No one will link the closures to the lack of a skilled workforce, but when I was there last spring, officials estimated that 7,500 jobs are waiting for qualified candidates with high-tech training. (This would, of course, include positions in other high-demands sectors in Erie, like healthcare.)
Instead, officials sugar-coat the layoffs, saying they “remain hopeful” that Erie union workers can negotiate to reduce the layoffs within the next 60 days. But don’t they see? GE is chipping away at its standing as the county’s No. 1 employer: It opened the new locomotive plant in Fort Worth, Texas, two years ago this month, rather than expanding operations in Erie, where GE was headquartered. Then, last year, the worldwide transportation company, moved its global headquarters from Erie to the much larger (and likely more fruitful) Chicago.

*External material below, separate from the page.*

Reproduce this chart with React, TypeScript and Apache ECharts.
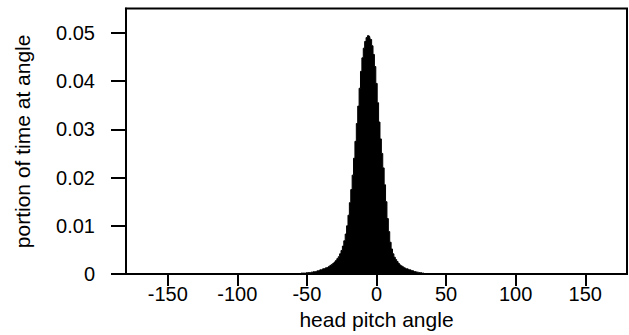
import React, { useEffect, useRef } from "react";
import * as echarts from "echarts";

const angles: number[] = [
  -61, -60, -59, -58, -57, -56, -55, -54, -53, -52, -51, -50, -49, -48, -47, -46, -45, -44, -43, -42, -41,
  -40, -39, -38, -37, -36, -35, -34, -33, -32, -31, -30, -29, -28, -27, -26, -25, -24, -23, -22, -21,
  -20, -19, -18, -17, -16, -15, -14, -13, -12, -11, -10, -9, -8, -7, -6, -5, -4, -3, -2, -1,
  0, 1, 2, 3, 4, 5, 6, 7, 8, 9, 10, 11, 12, 13, 14, 15, 16, 17, 18, 19, 20,
  21, 22, 23, 24, 25, 26, 27, 28, 29, 30, 31, 32, 33, 34, 35, 36,
];

const portions: number[] = [
  0, 0.0001, 0.0001, 0.0001, 0.0001, 0.0001, 0.0001, 0.0002, 0.0002, 0.0002, 0.0002, 0.0003, 0.0003, 0.0003, 0.0004, 0.0004, 0.0005, 0.0005, 0.0006, 0.0007, 0.0008,
  0.0009, 0.001, 0.0011, 0.0012, 0.0013, 0.0014, 0.0016, 0.0018, 0.002, 0.0022, 0.0025, 0.0028, 0.0032, 0.0036, 0.0042, 0.0049, 0.0058, 0.0069, 0.0083, 0.01,
  0.0122, 0.0148, 0.0175, 0.0205, 0.024, 0.0275, 0.0312, 0.0348, 0.0385, 0.042, 0.0448, 0.0468, 0.0482, 0.049, 0.0494, 0.0493, 0.0486, 0.0473, 0.0455, 0.043,
  0.0395, 0.0355, 0.0315, 0.028, 0.025, 0.022, 0.0185, 0.015, 0.0115, 0.0088, 0.0066, 0.0052, 0.0042, 0.0035, 0.003, 0.0026, 0.0022, 0.0019, 0.0017, 0.0015, 0.0013,
  0.0012, 0.0011, 0.001, 0.0009, 0.0008, 0.0007, 0.0006, 0.0005, 0.0004, 0.0004, 0.0003, 0.0003, 0.0002, 0.0002, 0.0001, 0,
];

const xTicks: number[] = [-150, -100, -50, 0, 50, 100, 150];
const yTicks: number[] = [0, 0.01, 0.02, 0.03, 0.04, 0.05];

const FONT = "'Liberation Sans', Arial, sans-serif";

export default function App() {
  const ref = useRef<HTMLDivElement>(null);
  useEffect(() => {
    if (!ref.current) return;
    const chart = echarts.init(ref.current, null, { renderer: "svg" });
    chart.setOption({
      animation: false,
      backgroundColor: "#fff",
      grid: {
        left: 126,
        right: 2,
        top: 8.6,
        bottom: 55,
        show: true,
        borderColor: "#000",
        borderWidth: 2,
        backgroundColor: "transparent",
      },
      xAxis: {
        type: "value",
        min: -180,
        max: 180,
        name: "head pitch angle",
        nameLocation: "middle",
        nameGap: 32,
        nameTextStyle: { color: "#000", fontSize: 21, fontFamily: FONT },
        axisLine: { show: true, onZero: false, lineStyle: { color: "#000", width: 2 } },
        axisTick: {
          show: true,
          inside: false,
          length: 12,
          customValues: xTicks,
          lineStyle: { color: "#000", width: 2 },
        },
        axisLabel: {
          customValues: xTicks,
          margin: 10,
          color: "#000",
          fontSize: 20,
          fontFamily: FONT,
        },
        splitLine: { show: false },
      },
      yAxis: {
        type: "value",
        min: 0,
        max: 0.055,
        name: "portion of time at angle",
        nameLocation: "middle",
        nameGap: 93.5,
        nameTextStyle: { color: "#000", fontSize: 21, fontFamily: FONT },
        axisLine: { show: true, onZero: false, lineStyle: { color: "#000", width: 2 } },
        axisTick: {
          show: true,
          inside: false,
          length: 15,
          customValues: yTicks,
          lineStyle: { color: "#000", width: 2 },
        },
        axisLabel: {
          customValues: yTicks,
          margin: 31,
          color: "#000",
          fontSize: 20,
          fontFamily: FONT,
          formatter: (v: number) => (v === 0 ? "0" : v.toFixed(2)),
        },
        splitLine: { show: false },
      },
      series: [
        {
          type: "line",
          step: "middle",
          symbol: "none",
          data: angles.map((a, i) => [a, portions[i]]),
          lineStyle: { color: "#000", width: 1 },
          areaStyle: { color: "#000", opacity: 1 },
        },
      ],
    });
    return () => chart.dispose();
  }, []);
  return <div ref={ref} style={{ width: 629, height: 335, position: "absolute", left: 0, top: 0 }} />;
}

This already happened, don’t forget, with International Paper. In 2001, that plant – a staple of the town’s economy for more than a century – closed its doors. It was around that same time that Brian Bosworth, in a report commissioned by the county, predicted economic doom if officials didn’t wake up and start investing in their workforce.
Twelve years later, Erie remains the most populated part of the Keystone State without access to a community college—and one large plant short of its former manufacturing prowess.